Give the count of lines in the data that include the string "matplotlib", with no added remarks.

** START OF Dataset extract **

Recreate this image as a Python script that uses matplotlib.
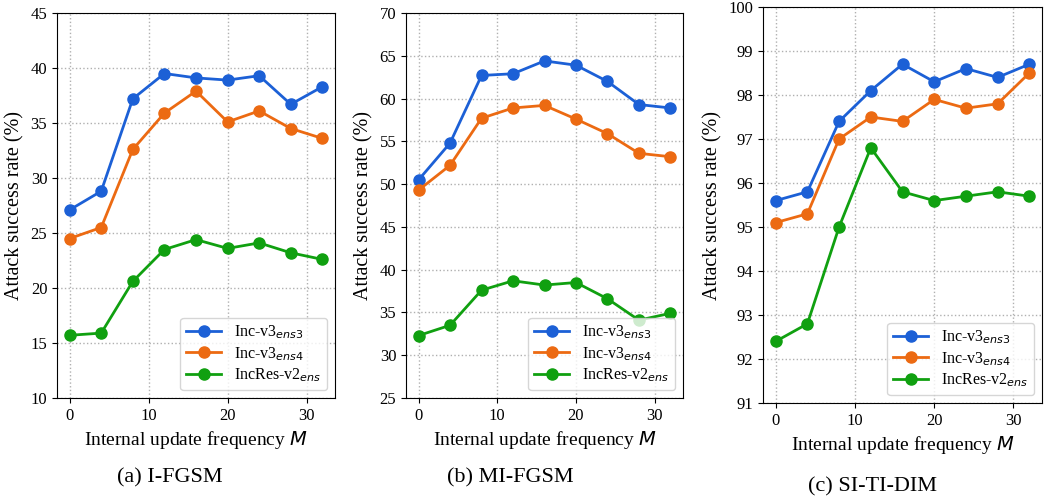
import matplotlib
matplotlib.use("Agg")
import matplotlib.pyplot as plt

plt.rcParams['font.family'] = ['Liberation Serif', 'DejaVu Serif']
plt.rcParams['mathtext.fontset'] = 'dejavusans'

freq = [0, 4, 8, 12, 16, 20, 24, 28, 32]

# (a) I-FGSM
ifgsm_ens3 = [27.1, 28.8, 37.2, 39.5, 39.1, 38.9, 39.3, 36.7, 38.3]
ifgsm_ens4 = [24.5, 25.5, 32.6, 35.9, 37.9, 35.1, 36.1, 34.5, 33.6]
ifgsm_res = [15.7, 15.9, 20.6, 23.5, 24.4, 23.6, 24.1, 23.2, 22.6]

# (b) MI-FGSM
mifgsm_ens3 = [50.5, 54.8, 62.7, 62.9, 64.4, 63.9, 62.0, 59.3, 58.9]
mifgsm_ens4 = [49.3, 52.2, 57.7, 58.9, 59.2, 57.6, 55.9, 53.6, 53.2]
mifgsm_res = [32.3, 33.5, 37.6, 38.7, 38.2, 38.5, 36.6, 34.1, 34.9]

# (c) SI-TI-DIM
sitidim_ens3 = [95.6, 95.8, 97.4, 98.1, 98.7, 98.3, 98.6, 98.4, 98.7]
sitidim_ens4 = [95.1, 95.3, 97.0, 97.5, 97.4, 97.9, 97.7, 97.8, 98.5]
sitidim_res = [92.4, 92.8, 95.0, 96.8, 95.8, 95.6, 95.7, 95.8, 95.7]

labels = ['Inc-v3$_{ens3}$', 'Inc-v3$_{ens4}$', 'IncRes-v2$_{ens}$']
colors = ['#1c60d6', '#ec6a12', '#10a010']
captions = ['(a) I-FGSM', '(b) MI-FGSM', '(c) SI-TI-DIM']

panels = [
    ([ifgsm_ens3, ifgsm_ens4, ifgsm_res], (10, 45), 5),
    ([mifgsm_ens3, mifgsm_ens4, mifgsm_res], (25, 70), 5),
    ([sitidim_ens3, sitidim_ens4, sitidim_res], (91, 100), 1),
]

W, H = 1046, 497
# axes boxes in pixels: left, top, right, bottom
boxes = [(57, 13, 335, 398), (406, 13, 683, 398), (763, 7, 1042, 403)]
cap_pos = [(170, 478), (510, 478), (872, 487)]

fig = plt.figure(figsize=(W / 100, H / 100), dpi=100)

for (series, ylim, step), (l, t, r, b), cap, (cx, cy) in zip(panels, boxes, captions, cap_pos):
    ax = fig.add_axes([l / W, 1 - b / H, (r - l) / W, (b - t) / H])
    for vals, lab, c in zip(series, labels, colors):
        ax.plot(freq, vals, '-o', color=c, label=lab, linewidth=2, markersize=8)
    ax.set_ylim(*ylim)
    ax.set_yticks(range(ylim[0], ylim[1] + 1, step))
    ax.set_xticks([0, 10, 20, 30])
    ax.grid(True, linestyle=':', color='#b0b0b0', linewidth=1)
    ax.tick_params(labelsize=12)
    ax.set_xlabel('Internal update frequency $M$', fontsize=14)
    ax.set_ylabel('Attack success rate (%)', fontsize=14.5)
    ax.legend(loc='lower right', fontsize=11.5, labelspacing=0.25,
              handlelength=2.2, handletextpad=0.8, borderpad=0.35)
    fig.text(cx / W, 1 - cy / H, cap, ha='center', va='center', fontsize=16)

fig.savefig('out.png', dpi=100)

** END OF Dataset extract **

→ **The completed task**:
4